Conte gibt sich milde
Der neue italienische Ministerpräsident Giuseppe Conte versucht in seiner Regierungserklärung den Spagat zwischen Gut und Böse.
ROM Sprach da etwa das milde Gesicht des italienischen Populismus? Den staatstragenden Auftritt hat Italiens neuer Ministerpräsident Giuseppe Conte jedenfalls bereits drauf. Gestern hielt der politisch völlig unerfahrene Juraprofessor seine erste Regierungserklärung im italienischen Senat und schlug dabei gleich einige berühmte Redner der Republik. 71 Minuten dauerte sein mit politischen Versprechungen vollgestopfter Vortrag im Senat. So lange hatten nicht einmal begnadete Redner wie einst die Ex-Premiers Matteo Renzi oder Giulio Andreotti bei der gleichen Gelegenheit gesprochen. Am Abend sprach der Senat der neuen Regierung das Vertrauen aus, heute stimmt das Abgeordnetenhaus ab.
Der bemerkenswerteste Satz des 53-Jährigen lautete: „Ich bin mir meiner Grenzen bewusst.“Normalerweise sitzt der Ministerpräsident zwischen Außen- und Innenminister auf der Regierungsbank. Conte las seine Rede im Stehen ab, eingekeilt zwischen den Mehrheitsaktionären der Koalition aus Fünf-Sterne-Bewegung und Lega. Links von ihm saß ein zufrieden wirkender Luigi Di Maio, Chef der Fünf-Sterne-Bewegung und Minister für Arbeit und wirtschaftliche Entwicklung. Rechts Innenminister Matteo Salvini, der am Wochenende mit drastischen Äußerungen zur Ausländerpolitik von sich Reden gemacht hatte. Tunesien exportiere Gauner nach Italien, lautete seine meist zitierte Stellungnahme.
„Die erste Sorge der Regierung werden die sozialen Rechte sein“, behauptete der der Fünf-Sterne-Bewegung nahestehende Ministerpräsident und nannte die bereits im Koalitionsvertrag zwischen den beiden Regierungspartnern festgehaltenen Maßnahmen. Dazu zählen die Einführung eines Mindestlohns, eines Grundgehalts für Arbeitslose sowie eine Reform der Pensionen. Über die Finanzierung dieser Maßnahmen sagte Conte: „Wir wollen das öffentliche Defizit reduzieren, aber nicht durch Austeritätspolitik, sondern mithilfe des Wachstums.“Das italienische Bruttoinlandsprodukt (BIP) stieg im Jahr 2018 bislang um 1,5 Prozent, das Staatsdefizit beträgt rund 132 Prozent des BIP. „Das öffentliche Defizit ist absolut tragbar“, versicherte der Ministerpräsident.

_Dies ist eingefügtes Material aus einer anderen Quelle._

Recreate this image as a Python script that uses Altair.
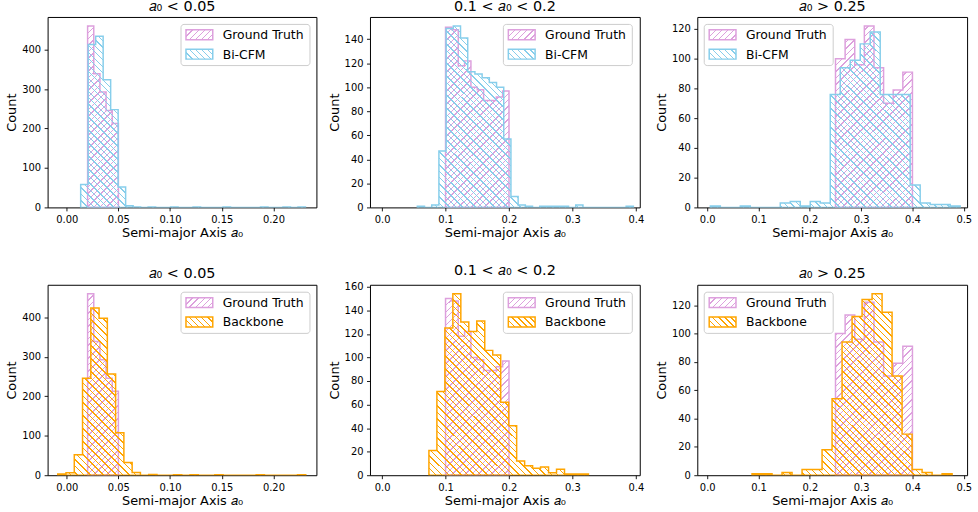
import altair as alt
import numpy as np
import pandas as pd

# ---------------- data: histogram counts and bin ranges ----------------
# Ground truth a0 distributions (shared by the top and bottom rows)
gt_small_counts = [460, 339, 293, 246, 213]
gt_small_range = (0.0202, 0.05)
gt_mid_counts = [150, 148, 118, 122, 100, 98, 89, 89, 92, 97]
gt_mid_range = (0.1, 0.2)
gt_large_counts = [100, 113, 96, 122, 94, 70, 79, 91]
gt_large_range = (0.25, 0.4)

# Bi-CFM samples
bicfm_small_counts = [58, 413, 434, 324, 248, 52, 4, 1, 0, 1, 0, 0, 1, 0, 0,
                      1, 0, 0, 0, 1, 0, 0, 0, 0, 1, 0, 0, 1, 0, 1]
bicfm_small_range = (0.0135, 0.2310)
bicfm_mid_counts = [1, 0, 2, 47, 149, 151, 141, 113, 111, 108, 104, 100, 57, 9, 2,
                    1, 0, 1, 1, 1, 1, 0, 2, 0, 0, 0, 0, 0, 0, 1]
bicfm_mid_range = (0.0555, 0.396)
bicfm_large_counts = [1, 0, 0, 1, 0, 0, 0, 3, 4, 1, 4, 3, 76, 94, 99, 110, 118,
                      76, 76, 76, 15, 3, 2, 2, 1]
bicfm_large_range = (0.006, 0.493)

# Backbone samples
backbone_small_counts = [3, 6, 52, 246, 424, 398, 257, 108, 32, 7, 0, 2, 0, 0, 1,
                         0, 1, 0, 0, 1, 0, 0, 0, 0, 1, 0, 0, 0, 0, 1]
backbone_small_range = (-0.0087, 0.2313)
backbone_mid_counts = [21, 71, 125, 154, 130, 122, 131, 106, 102, 62, 42, 12, 8, 6,
                       7, 2, 5, 1, 1, 1]
backbone_mid_range = (0.0738, 0.3252)
backbone_large_counts = [1, 1, 0, 2, 0, 4, 4, 18, 54, 94, 112, 124, 128, 115, 70,
                         29, 4, 2, 0, 1]
backbone_large_range = (0.0873, 0.4773)

titles = ["𝑎₀ < 0.05", "0.1 < 𝑎₀ < 0.2", "𝑎₀ > 0.25"]
x_title = "Semi-major Axis 𝑎₀"
x_ticks = [[0.0, 0.05, 0.10, 0.15, 0.20],
           [0.0, 0.1, 0.2, 0.3, 0.4],
           [0.0, 0.1, 0.2, 0.3, 0.4, 0.5]]
x_formats = [".2f", ".1f", ".1f"]
y_ticks_top = [[0, 100, 200, 300, 400], [0, 20, 40, 60, 80, 100, 120, 140],
               [0, 20, 40, 60, 80, 100, 120]]
y_ticks_bottom = [[0, 100, 200, 300, 400], [0, 20, 40, 60, 80, 100, 120, 140, 160],
                  [0, 20, 40, 60, 80, 100, 120]]

# ---------------- styling ----------------
FONT = "DejaVu Sans"
PINK = "#DDA0DD"
BLUE = "#87CEEB"
ORANGE = "#FFA500"
W, H = 271, 192
X_DOMAINS = [(-0.0185, 0.2416), (-0.0191, 0.4061), (-0.0194, 0.5065)]


def hatch(color, w, h, direction, period=6.5, lw=1.0):
    """Diagonal hatch as a striped linear gradient over a w x h box."""
    n = max(1, int(round((w + h) / period)))
    k = (w + h) / (w * w + h * h)
    f = min(0.5, lw * np.sqrt(2) / ((w + h) / n))
    clear = "rgba(255,255,255,0)"
    stops = []
    for i in range(n):
        a, b, c = i / n, (i + f) / n, (i + 1) / n
        stops += [alt.GradientStop(color=color, offset=a),
                  alt.GradientStop(color=color, offset=b),
                  alt.GradientStop(color=clear, offset=b),
                  alt.GradientStop(color=clear, offset=c)]
    if direction == "/":
        return alt.LinearGradient(gradient="linear", stops=stops,
                                  x1=0, y1=0, x2=k * w, y2=k * h)
    return alt.LinearGradient(gradient="linear", stops=stops,
                              x1=0, y1=1, x2=k * w, y2=1 - k * h)


def step_area(counts, rng, color, direction, xdom, ymax, x_axis, y_axis, xscale, yscale):
    edges = np.linspace(rng[0], rng[1], len(counts) + 1)
    df = pd.DataFrame({"a0": edges, "count": list(counts) + [counts[-1]]})
    w = (rng[1] - rng[0]) * W / (xdom[1] - xdom[0])
    h = max(counts) * H / ymax
    return alt.Chart(df).mark_area(
        interpolate="step-after", fill=hatch(color, w, h, direction),
        stroke=color, strokeWidth=1.5, opacity=1, clip=True
    ).encode(
        x=alt.X("a0:Q", scale=xscale, axis=x_axis),
        y=alt.Y("count:Q", scale=yscale, axis=y_axis),
    )


def legend(labels, colors, dirs, left_side):
    one = pd.DataFrame({"k": [0]})
    fw, fh = 130, 41.5
    x0 = 7 if left_side else W - 6.5 - fw
    y0 = 7.5
    parts = [alt.Chart(one).mark_rect(
        fill="white", fillOpacity=0.8, stroke="#cccccc", strokeWidth=1, cornerRadius=3
    ).encode(x=alt.value(x0), x2=alt.value(x0 + fw), y=alt.value(y0), y2=alt.value(y0 + fh))]
    for i, (lab, col, d) in enumerate(zip(labels, colors, dirs)):
        sy = y0 + 5.5 + i * 19.5
        parts.append(alt.Chart(one).mark_rect(
            fill=hatch(col, 27, 10, d, period=6.0), stroke=col, strokeWidth=1.5
        ).encode(x=alt.value(x0 + 5), x2=alt.value(x0 + 32),
                 y=alt.value(sy), y2=alt.value(sy + 10)))
        parts.append(alt.Chart(one).mark_text(
            align="left", baseline="middle", font=FONT, fontSize=12.5, color="black"
        ).encode(x=alt.value(x0 + 42), y=alt.value(sy + 5.5), text=alt.value(lab)))
    return parts


def panel(col, gt_counts, gt_rng, m_counts, m_rng, m_color, m_name, yticks, left_legend):
    xdom = X_DOMAINS[col]
    ymax = 1.05 * max(max(gt_counts), max(m_counts))
    xscale = alt.Scale(domain=list(xdom), nice=False, zero=False)
    yscale = alt.Scale(domain=[0, ymax], nice=False, zero=True)
    x_axis = alt.Axis(title=x_title, values=x_ticks[col], format=x_formats[col])
    y_axis = alt.Axis(title="Count", values=yticks)
    layers = [
        step_area(gt_counts, gt_rng, PINK, "/", xdom, ymax, x_axis, y_axis, xscale, yscale),
        step_area(m_counts, m_rng, m_color, "\\", xdom, ymax, x_axis, y_axis, xscale, yscale),
    ] + legend(["Ground Truth", m_name], [PINK, m_color], ["/", "\\"], left_legend)
    return alt.layer(*layers).properties(
        width=W + (1 if col else 0), height=H,
        title=alt.TitleParams(titles[col], font=FONT, fontSize=14.5, fontWeight="normal",
                              color="black", offset=3),
    )


top = alt.hconcat(
    panel(0, gt_small_counts, gt_small_range, bicfm_small_counts, bicfm_small_range, BLUE, "Bi-CFM", y_ticks_top[0], False),
    panel(1, gt_mid_counts, gt_mid_range, bicfm_mid_counts, bicfm_mid_range, BLUE, "Bi-CFM", y_ticks_top[1], False),
    panel(2, gt_large_counts, gt_large_range, bicfm_large_counts, bicfm_large_range, BLUE, "Bi-CFM", y_ticks_top[2], True),
    spacing=10,
)
bottom = alt.hconcat(
    panel(0, gt_small_counts, gt_small_range, backbone_small_counts, backbone_small_range, ORANGE, "Backbone", y_ticks_bottom[0], False),
    panel(1, gt_mid_counts, gt_mid_range, backbone_mid_counts, backbone_mid_range, ORANGE, "Backbone", y_ticks_bottom[1], False),
    panel(2, gt_large_counts, gt_large_range, backbone_large_counts, backbone_large_range, ORANGE, "Backbone", y_ticks_bottom[2], True),
    spacing=10,
)

chart = alt.vconcat(top, bottom, spacing=23).properties(
    padding={"left": 5, "top": -4, "right": 5, "bottom": 5},
    background="white",
).configure_view(
    stroke="black", strokeWidth=1
).configure_axis(
    domain=False, grid=False, ticks=True, tickColor="black", tickSize=3.5, tickWidth=0.9,
    labelFont=FONT, labelFontSize=10, labelColor="black", labelPadding=3.5,
    titleFont=FONT, titleFontSize=13, titleFontWeight="normal", titleColor="black",
).configure_axisY(
    minExtent=24, maxExtent=24, titlePadding=5,
).configure_axisX(
    titlePadding=2.5,
)

chart.save("out.html", embed_options={"renderer": "svg", "actions": False})
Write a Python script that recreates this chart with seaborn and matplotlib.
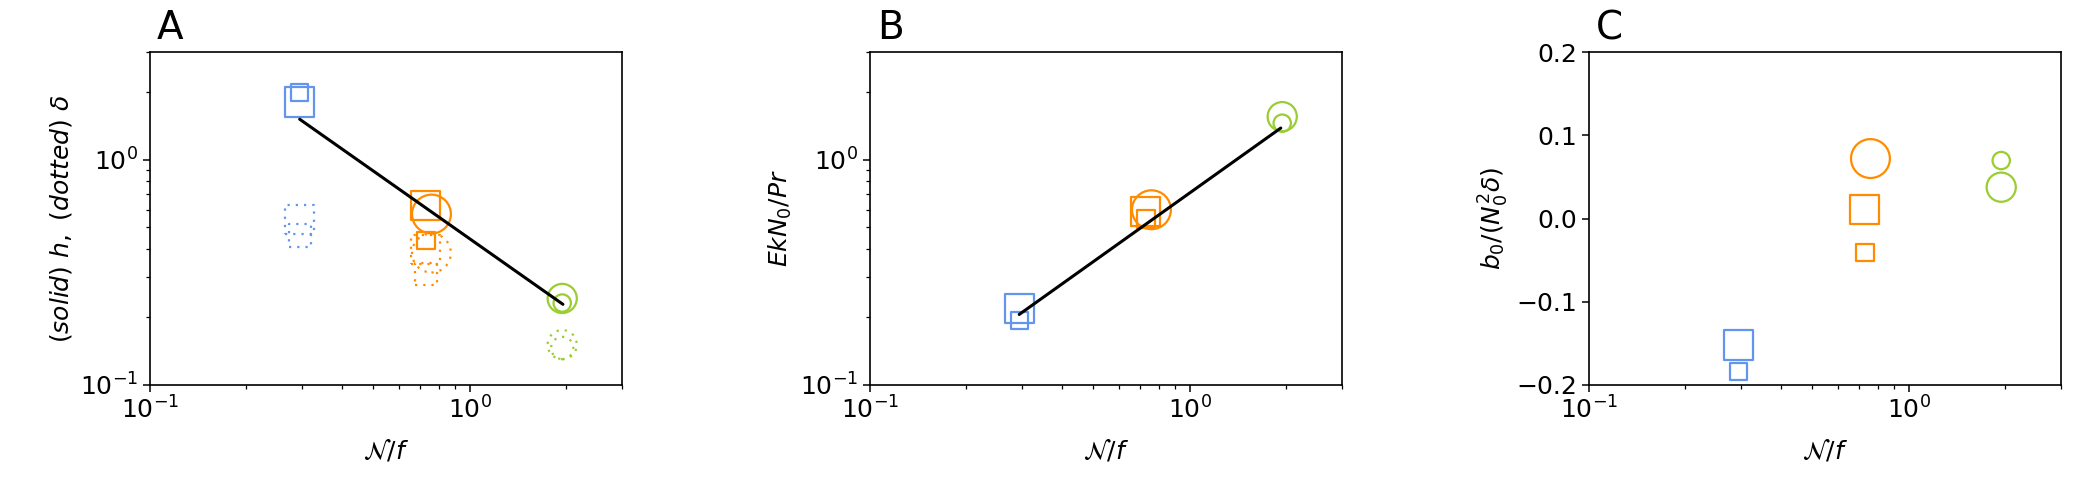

Ziel seiner Regierung sei es, ein ebenso starkes Wachstum zu erreichen wie andere Länder in der Europäischen Union, allerdings unter Berücksichtigung „finanzieller Stabilität“und des „Vertrauens der Märkte“. Die Regierung plant zudem die Einführung niedriger, fester Steuersätze. Allerdings gibt es noch keine Einigkeit über den Beginn dieser Maßnahmen.
Wie Innenminister Salvini kündigte auch der Ministerpräsident zunächst eine harte Gangart gegen Ausländer an. „Wir werden dem Immigrations-Business ein Ende machen“, versprach der Jurist. Im Laufe seiner Ansprache gab Conte sich dann vorsichtiger. „Wir sind keine Rassisten und werden nie welche sein“, sagte er. Wer sich integriere und arbeiten wolle, sei willkommen. Flüchtlinge müssten gerechter auf die EU-Staaten verteilt, die Prozeduren zur Rückführung effektiver gestaltet werden. Der Premier wirkte wie einer, der guter und böser Polizist in ein und derselben Person sein will. Offenbar versucht er auf diese Weise die Herzen der Koalition auszutarieren, auf der einen Seite die eher links orientierte FünfSterne-Bewegung und auf der anderen die rechtsnationale Lega.
Bemerkenswert war sein Tribut an einen in Kalabrien ermordeten Gewerkschafter. Alle Fraktionen erhoben sich, um dem aus Mali stammenden Soumail Sacko die Ehre zu erweisen. Eine fremdenfeindliche Regierung stellt man sich anders vor. Oder ist der Juraprofessor nur das harmlose Gesicht einer Regierung der Volksverführer? „Wenn Populismus bedeutet, auf die Bedürfnisse des Volks zu hören, und wenn systemkritisch bedeutet, das System zu verändern, verdienen wir alle beide Bezeichnungen“, sagte Conte.